NCCL plugin for Dolphin Interconnect PCI-e adapters, providing low-latency high-bandwith inter-node GPU communication that can be used for distributed training of artificial neural networks using frameworks such as TensorFlow and PyTorch.
- Linux (tested on Ubuntu 18.04)
- NVIDIA GPU (Quadro or Tesla GPU for GPUDirect RDMA support)

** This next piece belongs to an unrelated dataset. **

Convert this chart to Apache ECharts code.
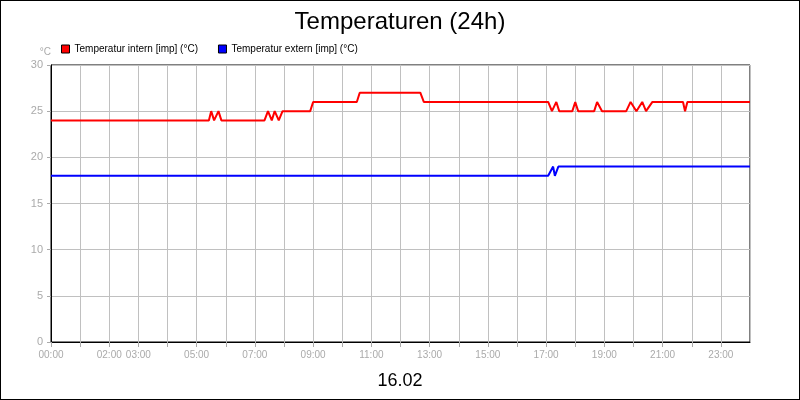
<!DOCTYPE html>
<html><head><meta charset="utf-8">
<script src="https://cdn.jsdelivr.net/npm/echarts@6/dist/echarts.min.js"></script>
<style>html,body{margin:0;padding:0;background:#fff}#c{width:798px;height:398px;border:1px solid #000}</style>
</head><body><div id="c"></div>
<script>
const xLabels = {0:'00:00',2:'02:00',3:'03:00',5:'05:00',7:'07:00',9:'09:00',11:'11:00',13:'13:00',15:'15:00',17:'17:00',19:'19:00',21:'21:00',23:'23:00'};
const internTimes = [0,5.42,5.5,5.6,5.75,5.85,7.33,7.45,7.58,7.68,7.82,7.95,8.9,9.0,10.5,10.6,12.68,12.8,17.07,17.2,17.35,17.45,17.9,18.0,18.1,18.65,18.75,18.92,19.75,19.9,20.1,20.3,20.43,20.65,21.7,21.77,21.85,24];
const internVals  = [24,24,25,24,25,24,24,25,24,25,24,25,25,26,26,27,27,26,26,25,26,25,25,26,25,25,26,25,25,26,25,26,25,26,26,25,26,26];
const externTimes = [0,17.07,17.24,17.3,17.42,24];
const externVals  = [18,18,19,18,19,19];
const pair=(t,v)=>t.map((x,i)=>[x,v[i]]);
const grey='#aaa';
const chart=echarts.init(document.getElementById('c'));
chart.setOption({
  animation:false,
  textStyle:{fontFamily:'Liberation Sans'},
  title:[{text:'Temperaturen (24h)',left:'center',top:4,textStyle:{fontSize:24,fontWeight:'normal',color:'#000'}},
         {text:'16.02',left:'center',top:366,textStyle:{fontSize:18,fontWeight:'normal',color:'#000'}}],
  legend:{left:55,top:38,itemWidth:8,itemHeight:8,itemGap:20,icon:'rect',textStyle:{fontSize:10,color:'#000'},
    data:[{name:'Temperatur intern [imp] (°C)',itemStyle:{borderColor:'#000',borderWidth:1}},{name:'Temperatur extern [imp] (°C)',itemStyle:{borderColor:'#000',borderWidth:1}}]},
  grid:{left:50,right:49,top:64,bottom:57,show:true,borderColor:'#000',borderWidth:1},
  xAxis:{type:'value',min:0,max:24,interval:1,
    axisLine:{lineStyle:{color:'#000'}},axisTick:{show:true,length:5,lineStyle:{color:grey}},
    axisLabel:{color:grey,fontSize:10,formatter:v=>xLabels[v]||'',showMaxLabel:false},
    splitLine:{show:true,lineStyle:{color:'#c0c0c0'}}},
  yAxis:{type:'value',min:0,max:30,interval:5,name:'°C',nameGap:8,nameTextStyle:{color:grey,fontSize:10,align:'right'},
    axisLine:{show:true,lineStyle:{color:'#000'}},axisTick:{show:true,length:4,lineStyle:{color:grey}},
    axisLabel:{color:grey,fontSize:11},splitLine:{lineStyle:{color:'#c0c0c0'}}},
  series:[
    {name:'Temperatur intern [imp] (°C)',type:'line',data:pair(internTimes,internVals),symbol:'none',color:'#ff0000',lineStyle:{width:2}},
    {name:'Temperatur extern [imp] (°C)',type:'line',data:pair(externTimes,externVals),symbol:'none',color:'#0000ff',lineStyle:{width:2}}
  ]
});
</script></body></html>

- Dolphin Interconnect Solutions software stack and supported hardware.
- CUDA (tested with 10.0)
- NCCL 2.4.*
- GCC (tested with 7.3.0)
- Autotools (autoconf, automake, libtool)
./autogen.sh
./configure
make
sudo make install
NCCL will automatically detect and load the plugin. Enable debug output
export NCCL_DEBUG=INFO
and you should see something like this in the terminal when you run your application:
NCCL INFO Trying to load SISCI
NCCL INFO NET/SISCI : adapter 0, node id 4
Use the NCCL_NET_GDR_LEVEL
enviromental variable to control the use of GDR. Run the NCCL tests to evaluate performance.
Make sure that the plugin is found either by adding the library install path (defaults to /usr/local/lib
) to the LD_LIBRARY_PATH
environment variable or to /etc/ld.so.conf
.
The GPU doesn't support GPUDirect RDMA. To disable GDR, run:
export NCCL_NET_GDR_LEVEL=0